Just wondering, when will the ice in CAA start to give in. It seems like for much of CAA islands temperatures will remain nicely near +10C until the end of July.
I think we're going to lose a lot of the CAA ice very soon.
As of the 22nd, the Parry Channel is completely clear all the way through Barrow Straight, and the ice has broken up entirely right up to the edge of Viscount Melville Sound. During last year's "recovery", the VMS held out against the melt, but I just don't see how that's possible this time around. You can already see the first cracks forming between Victoria Island and Melville Island. Additionally, ice is breaking up in the Byam Channel, providing another angle of attack for open water against the VMS ice. Past the VMS, the other end of the Parry Channel -- the M'Clure Strait -- is under fairly heavy cloud. We know that the mouth of the M'Clure broke open as part of the Crack formation, vacuuming out ice from as far in as Crozier Channel. The remaining M'Clure ice is badly fragmented almost all the way to Liddon Gulf, and its fate may depend on how vigorous the
northbound export is/becomes for the rest of the melt season.
Other core areas of the CAA aren't fairing better, either. Only scattered floes remain in the Wellington Channel, and Belcher Channel has broken up entirely and is beginning to clear. Melt and clearance in these areas is expected (in recent years, anyway), although the speed they've opened is surprising and worrisome.

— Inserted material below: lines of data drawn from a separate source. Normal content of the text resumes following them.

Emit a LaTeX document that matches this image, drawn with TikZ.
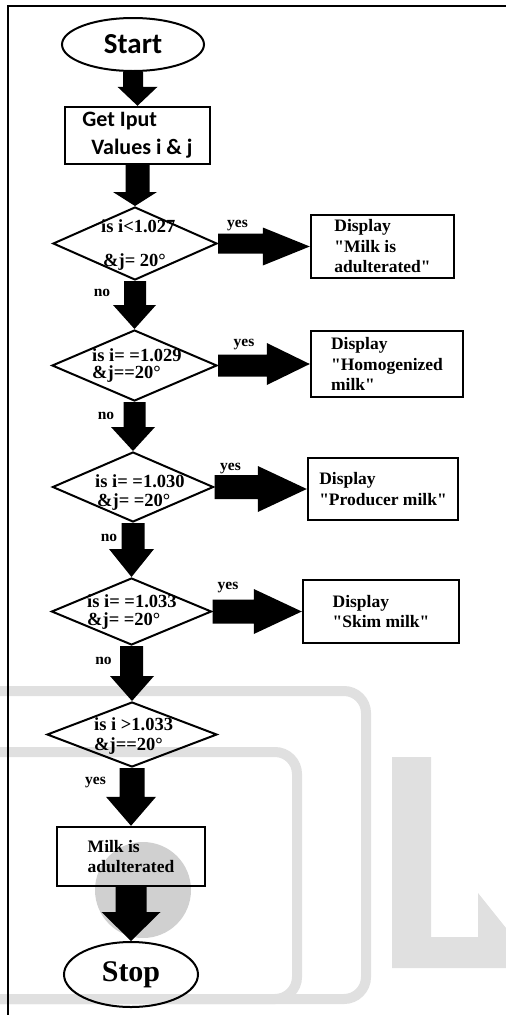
\documentclass[tikz,border=0pt]{standalone}
\usepackage{fontspec}
\setmainfont{Liberation Serif}[Ligatures=TeXOff]
\newfontfamily\calfont{Carlito}
\usetikzlibrary{shapes.geometric,calc}
\definecolor{wmgray}{RGB}{224,224,224}
\definecolor{wmcirc}{RGB}{208,208,208}
\newcommand{\dq}{\symbol{34}}
% vertical block arrow: from, to, shaft half width, head half width, head length
\newcommand{\vblock}[5]{%
  \fill let \p1=(#1), \p2=(#2) in
    (\x1-#3,\y1) -- (\x1-#3,\y2+#5) -- (\x2-#4,\y2+#5) -- (\x2,\y2) --
    (\x2+#4,\y2+#5) -- (\x1+#3,\y2+#5) -- (\x1+#3,\y1) -- cycle;}
% horizontal block arrow
\newcommand{\hblock}[5]{%
  \fill let \p1=(#1), \p2=(#2) in
    (\x1,\y1+#3) -- (\x2-#5,\y1+#3) -- (\x2-#5,\y2+#4) -- (\x2,\y2) --
    (\x2-#5,\y2-#4) -- (\x2-#5,\y1-#3) -- (\x1,\y1-#3) -- cycle;}
\begin{document}
\begin{tikzpicture}[x=1pt,y=-1pt,
  term/.style={ellipse, draw, line width=2pt, inner sep=0pt},
  proc/.style={rectangle, draw, line width=2.4pt, inner sep=0pt, align=left,
    font=\fontsize{17.5}{20.5}\selectfont\bfseries},
  dec/.style={diamond, draw, line width=2pt, inner sep=0pt},
  dtxt/.style={anchor=west, align=left, inner sep=0pt,
    font=\fontsize{18.5}{18}\selectfont\bfseries},
  lbl/.style={inner sep=0pt, font=\fontsize{15.5}{15.5}\selectfont\bfseries},
  wm/.style={draw=wmgray, line width=10pt, rounded corners=22pt}]
\fill[white] (0,0) rectangle (506,1015);
\useasboundingbox (0,0) rectangle (506,1015);
% watermark
\fill[wmcirc] (143,890) circle[radius=48];
\draw[wm] (-10,691) -- (366,691) -- (366,999) -- (-10,999);
\draw[wm] (-10,752) -- (297,752) -- (297,999) -- (-10,999);
\fill[wmgray] (392,757) -- (431,757) -- (431,937) -- (478,937) -- (478,893)
  -- (506,928) -- (506,968) -- (392,968) -- cycle;
% frame
\draw[line width=1.6pt] (8,1015) -- (8,6) -- (506,6);
% nodes
\node[term, minimum width=142pt, minimum height=53pt,
  font=\calfont\bfseries\fontsize{29}{29}\selectfont] (start) at (133,44.5) {Start};
\node[proc, minimum width=145pt, minimum height=57pt,
  font=\calfont\bfseries\fontsize{22}{28}\selectfont] (get) at (137.5,135.5)
  {Get Iput\\\hspace*{9pt}Values i \& j};
\node[dec, minimum width=164pt, minimum height=73pt] (d1) at (135,243.5) {};
\node[dec, minimum width=165pt, minimum height=71pt] (d2) at (134.5,365.5) {};
\node[dec, minimum width=161pt, minimum height=70pt] (d3) at (133,487) {};
\node[dec, minimum width=160pt, minimum height=67pt] (d4) at (131.5,611.5) {};
\node[dec, minimum width=170pt, minimum height=65pt] (d5) at (132,734.5) {};
\node[dtxt] (t1a) at (101,226) {is i<1.027};
\node[dtxt] (t1b) at (103,262) {\&j= 20°};
\node[dtxt, font=\fontsize{18.5}{17}\selectfont\bfseries] (t2) at (92,365.5) {is i= =1.029\\\&j==20°};
\node[dtxt, font=\fontsize{18.5}{19}\selectfont\bfseries] (t3) at (95,492.5) {is i= =1.030\\\hspace*{2pt}\&j= =20°};
\node[dtxt] (t4) at (87,612) {is i= =1.033\\\&j= =20°};
\node[dtxt, font=\fontsize{18.5}{20}\selectfont\bfseries] (t5) at (94,736) {is i >1.033\\\&j==20°};
\node[proc, minimum width=143pt, minimum height=63pt] (b1) at (382.5,246.5)
  {Display\\\dq Milk is\\adulterated\dq};
\node[proc, minimum width=152pt, minimum height=66pt] (b2) at (387,364)
  {Display\\\dq Homogenized\\milk\dq};
\node[proc, minimum width=150pt, minimum height=62pt] (b3) at (383,489)
  {Display\\\dq Producer milk\dq};
\node[proc, minimum width=156pt, minimum height=63pt] (b4) at (381,611.5)
  {Display\\\dq Skim milk\dq};
\node[proc, minimum width=148pt, minimum height=59pt] (b5) at (131,856.5)
  {Milk is\\adulterated};
\node[term, minimum width=134pt, minimum height=65pt,
  font=\fontsize{30}{30}\selectfont\bfseries] (stop) at (131,974.5) {Stop};
% labels
\node[lbl] (y1) at (237.5,226) {yes};
\node[lbl] (y2) at (244,345) {yes};
\node[lbl] (y3) at (230.5,469) {yes};
\node[lbl] (y4) at (228,588) {yes};
\node[lbl] (y5) at (95.5,783) {yes};
\node[lbl] (n1) at (102,293) {no};
\node[lbl] (n2) at (106,416) {no};
\node[lbl] (n3) at (109,538) {no};
\node[lbl] (n4) at (103.5,661) {no};
% vertical block arrows
\vblock{start.south}{get.north}{10pt}{20pt}{19pt}
\vblock{get.south}{d1.north}{12pt}{22pt}{14pt}
\vblock{d1.south}{d2.north}{11pt}{21.5pt}{24pt}
\vblock{d2.south}{d3.north}{11pt}{22pt}{24pt}
\vblock{d3.south}{d4.north}{11.5pt}{22.5pt}{28pt}
\vblock{d4.south}{d5.north}{11.5pt}{22pt}{25pt}
\vblock{d5.south}{b5.north}{12.5pt}{25pt}{29pt}
\vblock{b5.south}{stop.north}{15.5pt}{29.5pt}{29pt}
% horizontal block arrows
\hblock{d1.east}{b1.west}{10pt}{19pt}{47pt}
\hblock{d2.east}{b2.west}{11pt}{21pt}{43pt}
\hblock{d3.east}{b3.west}{12pt}{23pt}{49pt}
\hblock{d4.east}{b4.west}{12pt}{22.5pt}{48pt}
\end{tikzpicture}
\end{document}
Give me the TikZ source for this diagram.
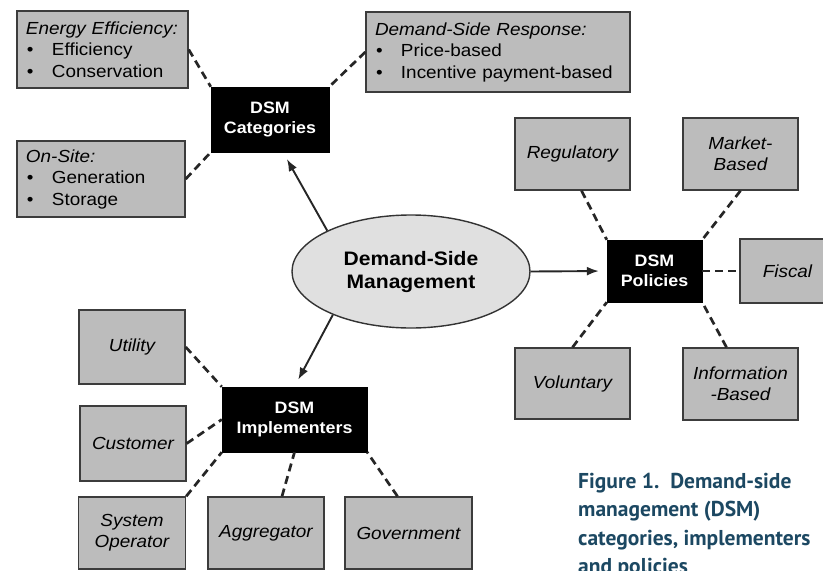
\documentclass[tikz,border=0pt]{standalone}
\usepackage{fontspec}
\setmainfont{Liberation Sans}[FakeStretch=1.08]
\newfontfamily\captionfont{PT Sans}
\usetikzlibrary{shapes,arrows,arrows.meta,positioning,calc}
\definecolor{boxgray}{RGB}{188,188,188}
\definecolor{hubgray}{RGB}{224,224,224}
\definecolor{edgegray}{RGB}{60,60,60}
\definecolor{captionblue}{RGB}{28,72,98}
\newcommand{\dsmbullet}{\makebox[26pt][l]{\hspace{1pt}\textbullet}}

\begin{document}
\begin{tikzpicture}[
    x=1pt, y=-1pt,
    box/.style={draw=edgegray, line width=1.4pt, fill=boxgray, minimum width=115pt, minimum height=72pt, inner sep=2pt, align=center, font=\fontsize{17.5}{21}\selectfont\itshape},
    listbox/.style={draw=edgegray, line width=1.4pt, fill=boxgray, inner xsep=9pt, inner ysep=2pt, align=left, font=\fontsize{17.5}{21.5}\selectfont},
    dsmbox/.style={draw=black, fill=black, text=white, minimum height=65pt, inner sep=2pt, align=center, font=\fontsize{16.5}{20}\selectfont\bfseries},
    hub/.style={ellipse, draw=black!80, line width=1.4pt, fill=hubgray, minimum width=238pt, minimum height=113pt, align=center, font=\fontsize{19.5}{23}\selectfont\bfseries},
    link/.style={draw=black!85, line width=2.7pt, dash pattern=on 8pt off 5pt},
    push/.style={-{Latex[length=12pt,width=9pt]}, line width=1.9pt, draw=black!85, shorten >=8pt}
]

\path[use as bounding box, fill=white] (0,0) rectangle (823,571);

% Centre
\node[hub] (dsm) at (411,271.5) {Demand-Side\\Management};

% Categories
\node[dsmbox, minimum width=118pt] (cat) at (270,119.5) {DSM\\Categories};
\node[listbox, text width=153pt, minimum height=77pt] (ee) at (102.5,49.5) {\textit{Energy Efficiency:}\\\dsmbullet Efficiency\\\dsmbullet Conservation};
\node[listbox, text width=150pt, minimum height=76pt] (onsite) at (101,179) {\textit{On-Site:}\\\dsmbullet Generation\\\dsmbullet Storage};
\node[listbox, text width=246pt, minimum height=80pt] (dsr) at (498,52) {\textit{Demand-Side Response:}\\\dsmbullet Price-based\\\dsmbullet Incentive payment-based};

% Policies
\node[dsmbox, minimum width=95pt, minimum height=62pt] (pol) at (654.5,271) {DSM\\Policies};
\node[box] (reg) at (572.5,154) {Regulatory};
\node[box] (mkt) at (740.5,154) {Market-\\Based};
\node[box, minimum width=95pt, minimum height=64pt] (fis) at (787.5,271) {Fiscal};
\node[box, minimum height=71pt] (vol) at (572.5,383.5) {Voluntary};
\node[box] (info) at (740.5,384) {Information\\-Based};

% Implementers
\node[dsmbox, minimum width=145pt] (impl) at (294.5,419.5) {DSM\\Implementers};
\node[box, minimum width=106pt, minimum height=74pt] (util) at (132,347) {Utility};
\node[box, minimum width=106pt, minimum height=75pt] (cust) at (133,443.5) {Customer};
\node[box, minimum width=107pt] (sysop) at (132,533) {System\\Operator};
\node[box, minimum width=116pt] (aggr) at (266,533) {Aggregator};
\node[box, minimum width=127pt] (gov) at (408.5,533) {Government};

% Caption
\node[anchor=north west, align=left, inner sep=0pt, text=captionblue, font=\captionfont\bfseries\fontsize{21.5}{28.3}\selectfont] (caption) at (578,473) {Figure 1.\ \ Demand-side\\management (DSM)\\categories, implementers\\and policies};

% Connections
\draw[push] (dsm.154) -- ([xshift=13pt]cat.south);
\draw[push] (dsm.east) -- (pol.west);
\draw[push] (dsm.209) -- (impl.north);

\draw[link] (ee.east) -- (cat.north west);
\draw[link] (onsite.east) -- (cat.south west);
\draw[link] (dsr.west) -- (cat.north east);

\draw[link] ([xshift=9pt]reg.south) -- (pol.north west);
\draw[link] (mkt.south) -- (pol.north east);
\draw[link] (pol.east) -- (fis.west);
\draw[link] (vol.north) -- (pol.south west);
\draw[link] ([xshift=-14pt]info.north) -- (pol.south east);

\draw[link] (util.east) -- (impl.north west);
\draw[link] (cust.east) -- (impl.west);
\draw[link] (sysop.north east) -- (impl.south west);
\draw[link] ([xshift=16pt]aggr.north) -- (impl.south);
\draw[link] ([xshift=-11pt]gov.north) -- (impl.south east);

\end{tikzpicture}
\end{document}
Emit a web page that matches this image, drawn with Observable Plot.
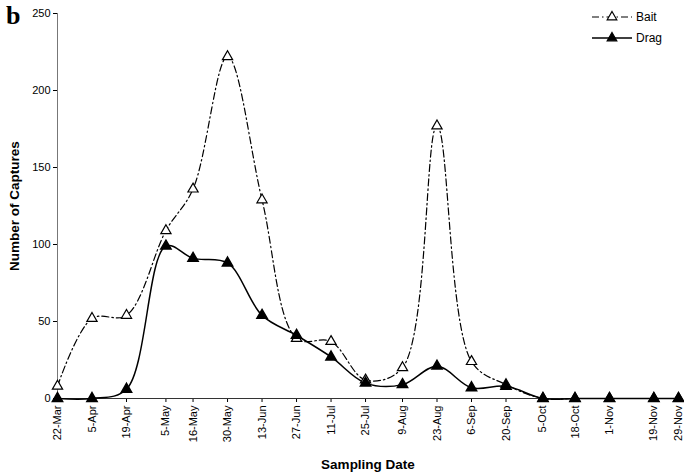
<!DOCTYPE html>
<html>
<head>
<meta charset="utf-8">
<script src="https://cdn.jsdelivr.net/npm/d3@7"></script>
<script src="https://cdn.jsdelivr.net/npm/@observablehq/plot@0.6"></script>
<style>
  body { margin: 0; background: #fff; }
  #wrap { position: relative; width: 684px; height: 473px; font-family: "Liberation Sans", Arial, sans-serif; }
  #tag { position: absolute; left: 6px; top: 1px; font: bold 26px "Liberation Serif", "Times New Roman", serif; }
  #legend { position: absolute; left: 588px; top: 6px; }
</style>
</head>
<body>
<div id="wrap">
  <div id="chart"></div>
  <div id="tag">b</div>
  <svg id="legend" width="90" height="44"></svg>
</div>
<script>
// Sampling dates (one season) and capture counts per method
const dates = ["2003-03-22","2003-04-05","2003-04-19","2003-05-05","2003-05-16","2003-05-30",
  "2003-06-13","2003-06-27","2003-07-11","2003-07-25","2003-08-09","2003-08-23","2003-09-06",
  "2003-09-20","2003-10-05","2003-10-18","2003-11-01","2003-11-19","2003-11-29"];
const bait = [8, 52, 54, 109, 136, 222, 129, 39, 37, 12, 20, 177, 24, 9, 0, 0, 0, 0, 0];
const drag = [0, 0, 6, 99, 91, 88, 54, 41, 27, 10, 9, 21, 7, 8, 0, 0, 0, 0, 0];
const yTicks = [0, 50, 100, 150, 200, 250];

const parse = d3.utcParse("%Y-%m-%d");
const when = dates.map(parse);
const rows = (vals, method) => vals.map((v, i) => ({date: when[i], count: v, method}));
const baitRows = rows(bait, "Bait");
const dragRows = rows(drag, "Drag");

const baitDash = "7,3,1.5,3";
const font = '"Liberation Sans", Arial, sans-serif';

const chart = Plot.plot({
  width: 684,
  height: 473,
  marginLeft: 57,
  marginRight: 6,
  marginTop: 13,
  marginBottom: 75,
  style: {fontFamily: font, fontSize: "11px", color: "#000", background: "#fff"},
  x: {type: "utc", domain: [when[0], when[when.length - 1]]},
  y: {domain: [0, 250]},
  marks: [
    Plot.axisY({ticks: yTicks, tickSize: 4, tickPadding: 3, fontSize: 11,
      label: "Number of Captures", labelAnchor: "center", labelArrow: "none", labelOffset: 48}),
    Plot.axisX({ticks: when, tickFormat: d3.utcFormat("%-d-%b"), tickSize: 4, tickPadding: 3,
      tickRotate: -90, fontSize: 11,
      label: "Sampling Date", labelAnchor: "center", labelArrow: "none", labelOffset: 70}),
    Plot.ruleX([when[0]], {stroke: "#777"}),
    Plot.ruleY([0], {stroke: "#333"}),
    Plot.line(baitRows, {x: "date", y: "count", curve: "catmull-rom", stroke: "#000",
      strokeWidth: 1.2, strokeDasharray: baitDash}),
    Plot.line(dragRows, {x: "date", y: "count", curve: "catmull-rom", stroke: "#000", strokeWidth: 1.5}),
    Plot.dot(baitRows, {x: "date", y: "count", symbol: "triangle", r: 3.8, stroke: "#000",
      fill: "#fff", strokeWidth: 1.2}),
    Plot.dot(dragRows, {x: "date", y: "count", symbol: "triangle", r: 3.8, fill: "#000", stroke: "#000"})
  ]
});
d3.select(chart).selectAll("g[aria-label='y-axis label'] text, g[aria-label='x-axis label'] text")
  .style("font-weight", "bold").style("font-size", "13.5px");
document.getElementById("chart").append(chart);

// Legend: line sample with marker, then the method name
const leg = d3.select("#legend");
const entries = [{name: "Bait", dash: baitDash, fill: "#fff"}, {name: "Drag", dash: null, fill: "#000"}];
entries.forEach((e, i) => {
  const y = 11 + i * 21;
  leg.append("line").attr("x1", 4).attr("x2", 44).attr("y1", y).attr("y2", y)
    .attr("stroke", "#000").attr("stroke-width", e.dash ? 1.2 : 1.5).attr("stroke-dasharray", e.dash);
  leg.append("path").attr("d", d3.symbol(d3.symbolTriangle, 40)()).attr("transform", `translate(24,${y})`)
    .attr("fill", e.fill).attr("stroke", "#000").attr("stroke-width", 1.2);
  leg.append("text").attr("x", 48).attr("y", y + 4).text(e.name)
    .style("font", `12px ${font}`);
});
</script>
</body>
</html>
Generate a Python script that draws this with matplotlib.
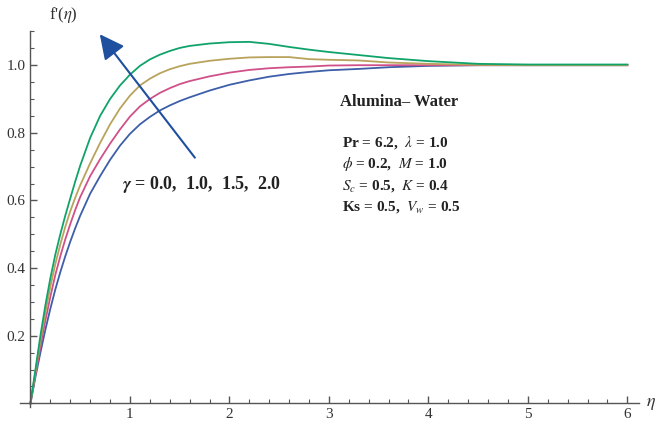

I suspect Byam Martin Channel will be the next major CAA waterway to break apart. On Worldview, there are stripes of darker ice throughout the area; this is telling, and is representative of the state of much of the CAA ice in general: blocks of relic MYI embedded in a matrix of younger, vulnerable ice. The clock is ticking down on that younger ice now. The earlier it breaks apart or melts out, the worse things will be for those MYI chunks. I expect
some ice will survive in the CAA, but MYI ice isn't an all-or-nothing deal, and free-floating floes take damage from both above and below.
There are a few significant parts of the CAA that don't appear to be clear, clearing, or breaking up. The Prince Gustav Adolf Sea still seems okay
ish although high clouds obscure the details. There's some suggestion in Worldview that the PGAS may be starting to show the same characteristics as Byam Martin. That wouldn't be surprising, given how badly things got stirred around in the PGAS last year, but it's not quite there yet. In what might actually pass for good news, the Peary Channel / Sverdrup Channel / Massey Sound area looks pretty good, so far. I'm actually a bit surprised by that, because that whole area was simply savaged last year. Interestingly, the CAA/CAB boundary at the mouths of the Peary and Sverdrup is pretty much the only place where the Crack hasn't opened; there's no open water between especially the Sverdrup and the CAB. I think this makes clear that the mechanisms responsible for opening up the Crack are
very bad for adjacent ice; those have spared the Sverdrup at least for now, and I have a tiny bit of hope that ice there might survive the season.
Elsewhere in the CAA... it's probably not going to be pretty in another couple of weeks.